Most immediately, the rating agency said that other financing, in particular collateralised central bank borrowing, can be a more significant contributor to the overall degree of encumbrance on a bank’s balance sheet and, consequently, to its analysis and ratings.

“Looking at Europe, we see that increased covered bond issuance is not the most striking development in bank funding markets over the past few years,” said S&P. “Rather, it is the spike in funding via the long-term refinancing operation (LTRO) of the European Central Bank.

“EU banks’ use of LTROs had rocketed to more than Eu1tr by August 2012 from Eu120bn at year-end 2006, significantly reducing the likelihood of a liquidity driven default for European banks in the short term. Some European banks even received additional long term funding from their national central banks under other schemes, and continued to use medium and short term facilities.”

The rating agency also said that banks have been pledging more assets than previously partly due to concerns about European Commission bail-in proposals, and that senior unsecured issuance has fallen.

“We expect that banks will pledge more of their assets to obtain funding as they manage through a period of restructuring or a change in capital market conditions, with governments still providing funding and liquidity support,” said S&P. “Asset encumbrance typically increases during such a transition and we see this trend in Europe through the fall in senior unsecured funding relative to other asset-backed or secured funding.”

The rating agency went on to say: “Temporary increases in encumbrance can, we believe, support a bank’s creditworthiness.”

S&P detailed several ways in which encumbrance influences different parts of its rating process.

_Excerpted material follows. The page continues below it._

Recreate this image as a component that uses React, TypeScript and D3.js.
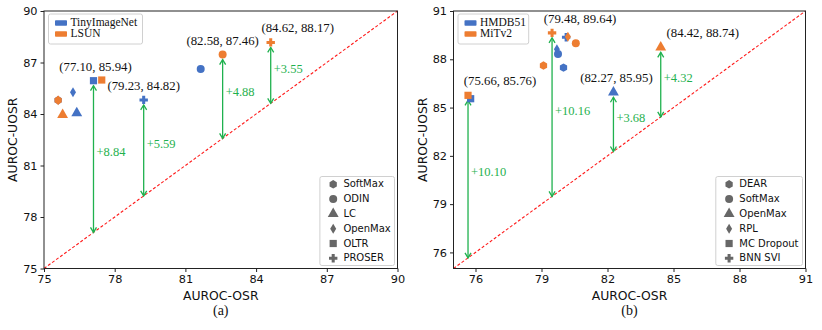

One way is in a system-wide funding assessment in its Banking Industry Country Risk Assessment (BICRA) methodology, where it looks at the stability of funding sources in a country. With regard to this, S&P said: “Covered bond markets tended to be more stable sources of funding during the financial crisis, although we note that this can differ by jurisdiction and the nature of the covered bond product. A large and mature covered bond market, like that in Germany, Scandinavia, or France, is in our view more stable than smaller less-established markets, such as those in Portugal, Greece, Italy, and Ireland.”

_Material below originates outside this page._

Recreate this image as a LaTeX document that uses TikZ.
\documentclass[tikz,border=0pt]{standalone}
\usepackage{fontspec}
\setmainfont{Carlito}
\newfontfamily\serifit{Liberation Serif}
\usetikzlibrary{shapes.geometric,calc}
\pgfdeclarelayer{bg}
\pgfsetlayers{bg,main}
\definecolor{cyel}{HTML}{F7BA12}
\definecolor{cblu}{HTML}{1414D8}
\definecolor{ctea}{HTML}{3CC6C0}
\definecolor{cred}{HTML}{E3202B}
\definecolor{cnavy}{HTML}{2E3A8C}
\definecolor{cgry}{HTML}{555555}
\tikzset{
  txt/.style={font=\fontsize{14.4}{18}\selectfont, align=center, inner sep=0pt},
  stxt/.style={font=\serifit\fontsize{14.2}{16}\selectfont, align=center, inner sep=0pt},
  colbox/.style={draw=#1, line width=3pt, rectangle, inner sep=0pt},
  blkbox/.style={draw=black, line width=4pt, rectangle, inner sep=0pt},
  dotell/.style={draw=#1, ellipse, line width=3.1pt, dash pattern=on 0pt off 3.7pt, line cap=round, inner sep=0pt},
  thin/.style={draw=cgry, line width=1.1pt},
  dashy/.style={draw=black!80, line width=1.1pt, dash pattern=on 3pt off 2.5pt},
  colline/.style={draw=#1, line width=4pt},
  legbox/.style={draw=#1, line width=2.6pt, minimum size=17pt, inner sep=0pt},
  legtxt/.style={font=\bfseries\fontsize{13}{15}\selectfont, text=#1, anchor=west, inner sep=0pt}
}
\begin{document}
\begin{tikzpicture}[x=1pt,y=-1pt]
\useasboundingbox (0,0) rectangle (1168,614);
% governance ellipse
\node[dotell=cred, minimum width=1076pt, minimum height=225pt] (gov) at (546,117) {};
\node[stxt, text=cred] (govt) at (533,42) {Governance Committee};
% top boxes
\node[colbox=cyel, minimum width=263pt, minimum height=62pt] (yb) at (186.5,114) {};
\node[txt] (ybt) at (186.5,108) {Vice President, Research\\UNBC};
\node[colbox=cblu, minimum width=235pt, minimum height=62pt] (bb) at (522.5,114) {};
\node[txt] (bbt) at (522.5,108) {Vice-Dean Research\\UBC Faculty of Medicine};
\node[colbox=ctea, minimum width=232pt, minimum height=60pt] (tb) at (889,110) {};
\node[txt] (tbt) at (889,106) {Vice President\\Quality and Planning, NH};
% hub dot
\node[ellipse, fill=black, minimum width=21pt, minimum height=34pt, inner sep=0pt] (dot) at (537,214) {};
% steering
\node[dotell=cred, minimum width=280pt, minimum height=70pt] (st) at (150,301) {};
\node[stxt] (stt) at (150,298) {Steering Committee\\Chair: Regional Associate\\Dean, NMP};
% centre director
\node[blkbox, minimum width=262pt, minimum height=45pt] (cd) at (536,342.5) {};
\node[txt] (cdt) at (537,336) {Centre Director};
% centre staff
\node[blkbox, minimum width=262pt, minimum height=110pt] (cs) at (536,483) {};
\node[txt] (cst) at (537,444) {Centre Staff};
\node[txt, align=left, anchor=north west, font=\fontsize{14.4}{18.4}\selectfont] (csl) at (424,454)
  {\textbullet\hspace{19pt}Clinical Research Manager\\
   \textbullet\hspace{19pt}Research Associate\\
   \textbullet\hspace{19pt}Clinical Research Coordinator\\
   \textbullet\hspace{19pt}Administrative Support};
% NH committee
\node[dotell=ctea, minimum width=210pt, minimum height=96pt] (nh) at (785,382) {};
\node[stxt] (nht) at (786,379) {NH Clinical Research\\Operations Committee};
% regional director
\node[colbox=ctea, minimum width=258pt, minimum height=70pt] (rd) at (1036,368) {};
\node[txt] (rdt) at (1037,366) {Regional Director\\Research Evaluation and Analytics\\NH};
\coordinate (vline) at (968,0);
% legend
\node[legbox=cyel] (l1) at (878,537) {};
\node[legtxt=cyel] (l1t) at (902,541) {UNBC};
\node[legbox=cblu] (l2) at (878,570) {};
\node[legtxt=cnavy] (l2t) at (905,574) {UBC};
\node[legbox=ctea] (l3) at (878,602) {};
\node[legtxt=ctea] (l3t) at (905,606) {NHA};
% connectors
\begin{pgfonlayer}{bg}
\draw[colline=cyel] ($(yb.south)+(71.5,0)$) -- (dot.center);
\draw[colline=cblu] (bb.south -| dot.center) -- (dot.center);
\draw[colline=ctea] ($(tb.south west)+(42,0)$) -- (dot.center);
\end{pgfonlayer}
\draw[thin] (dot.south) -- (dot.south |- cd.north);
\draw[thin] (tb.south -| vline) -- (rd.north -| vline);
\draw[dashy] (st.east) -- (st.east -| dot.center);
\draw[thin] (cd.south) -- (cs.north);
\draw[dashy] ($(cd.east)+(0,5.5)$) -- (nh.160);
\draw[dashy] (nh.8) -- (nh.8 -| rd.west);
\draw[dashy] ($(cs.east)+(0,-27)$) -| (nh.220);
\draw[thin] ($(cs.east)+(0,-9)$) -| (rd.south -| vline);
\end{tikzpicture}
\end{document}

Regarding bank-specific funding assessments, where it compares a bank’s funding profile with the average profile for banks in a country, S&P said: “Issuing covered bonds has typically afforded banks longer dated funding profiles and relatively stable funding sources in stressed financial markets. This type of secured funding is therefore an important part of many banks’ financing strategies and can reduce the risk of default.”

S&P also stressed that a holistic approach needs to be taken when considering what impact a bank’s encumbrance might have on its ratings.

“Increasing asset encumbrance is a common feature in banking systems that are restructuring or when funding markets change,” it said. “We therefore do not use specific point-in-time thresholds for measuring when asset encumbrance becomes a rating weakness.

“Instead, we focus on the impact of asset encumbrance on a bank’s overall funding and liquidity.”